Setup PyTorch to use best hardware option

In [75]:
import torch

if torch.backends.mps.is_available():
    device = torch.device("mps")
elif torch.cuda.is_available():
    device = torch.device("cuda")
else:
    device = torch.device("cpu")

print(device)

mps


In [76]:
ARTIFACTS_BASE = '../../../artifacts'

Dataset load

In [77]:
from os import path
from datasets import load_from_disk

dataset_path = path.join(ARTIFACTS_BASE, 'datasets', 'jayavibhav', 'prompt-injection')

dataset = load_from_disk(dataset_path)
train_dataset = dataset['train']
test_dataset = dataset['test']

In [78]:
train_dataset = train_dataset.rename_column('text', 'prompt')
test_dataset = test_dataset.rename_column('text', 'prompt')

In [79]:
train_dataset.shape

(261738, 2)

In [80]:
test_dataset.shape

(65416, 2)

In [81]:
test_dataset.select(range(10))

Dataset({
    features: ['prompt', 'label'],
    num_rows: 10
})

In [82]:
train_dataset.select(range(10))

Dataset({
    features: ['prompt', 'label'],
    num_rows: 10
})

Get model and tokenizer from Hugginface

In [66]:
from transformers import AutoTokenizer, AutoModel

model_name = "distilbert/distilroberta-base"
tokenizer = AutoTokenizer.from_pretrained(model_name, clean_up_tokenization_spaces=False, use_fast=True)
model = AutoModel.from_pretrained(model_name).to(device)
model.eval()

RobertaModel(
  (embeddings): RobertaEmbeddings(
    (word_embeddings): Embedding(50265, 768, padding_idx=1)
    (position_embeddings): Embedding(514, 768, padding_idx=1)
    (token_type_embeddings): Embedding(1, 768)
    (LayerNorm): LayerNorm((768,), eps=1e-05, elementwise_affine=True)
    (dropout): Dropout(p=0.1, inplace=False)
  )
  (encoder): RobertaEncoder(
    (layer): ModuleList(
      (0-5): 6 x RobertaLayer(
        (attention): RobertaAttention(
          (self): RobertaSelfAttention(
            (query): Linear(in_features=768, out_features=768, bias=True)
            (key): Linear(in_features=768, out_features=768, bias=True)
            (value): Linear(in_features=768, out_features=768, bias=True)
            (dropout): Dropout(p=0.1, inplace=False)
          )
          (output): RobertaSelfOutput(
            (dense): Linear(in_features=768, out_features=768, bias=True)
            (LayerNorm): LayerNorm((768,), eps=1e-05, elementwise_affine=True)
            (dropout)

In [67]:
def get_embedding(batch):
    tokens = tokenizer(batch['prompt'], return_tensors='pt', truncation=True, padding=True, max_length=512).to(device)

    with torch.no_grad():
        outputs = model(**tokens)

    embeddings = outputs.last_hidden_state.mean(dim=1)
    
    return { 'embedding': embeddings.cpu().numpy().tolist() }

In [70]:
train_dataset = train_dataset.map(get_embedding, batched=True, batch_size=32)
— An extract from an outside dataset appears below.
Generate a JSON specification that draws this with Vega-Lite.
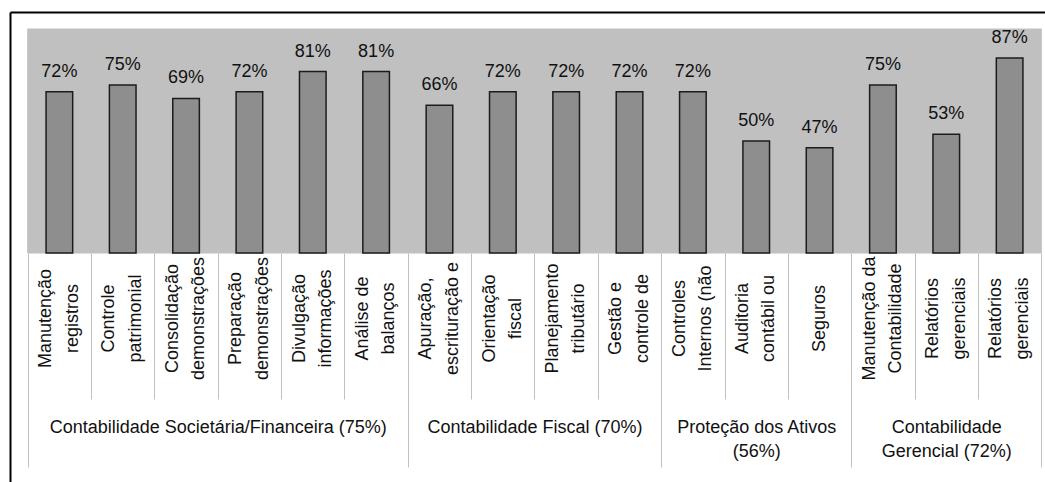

Map:   0%|          | 0/261738 [00:00<?, ? examples/s]

In [72]:
test_dataset = test_dataset.map(get_embedding, batched=True, batch_size=32)

Map:   0%|          | 0/65416 [00:00<?, ? examples/s]

Save generated embedding into artifacts for reuse

In [73]:
import os

dataset_embeddings_path = path.join(ARTIFACTS_BASE, 'step-1-classic-ml', 'distilroberta-base')
os.makedirs(ARTIFACTS_BASE, exist_ok=True)

In [74]:
train_dataset.save_to_disk(path.join(dataset_embeddings_path, 'train'))
test_dataset.save_to_disk(path.join(dataset_embeddings_path, 'test'))

Saving the dataset (0/4 shards):   0%|          | 0/261738 [00:00<?, ? examples/s]

Saving the dataset (0/1 shards):   0%|          | 0/65416 [00:00<?, ? examples/s]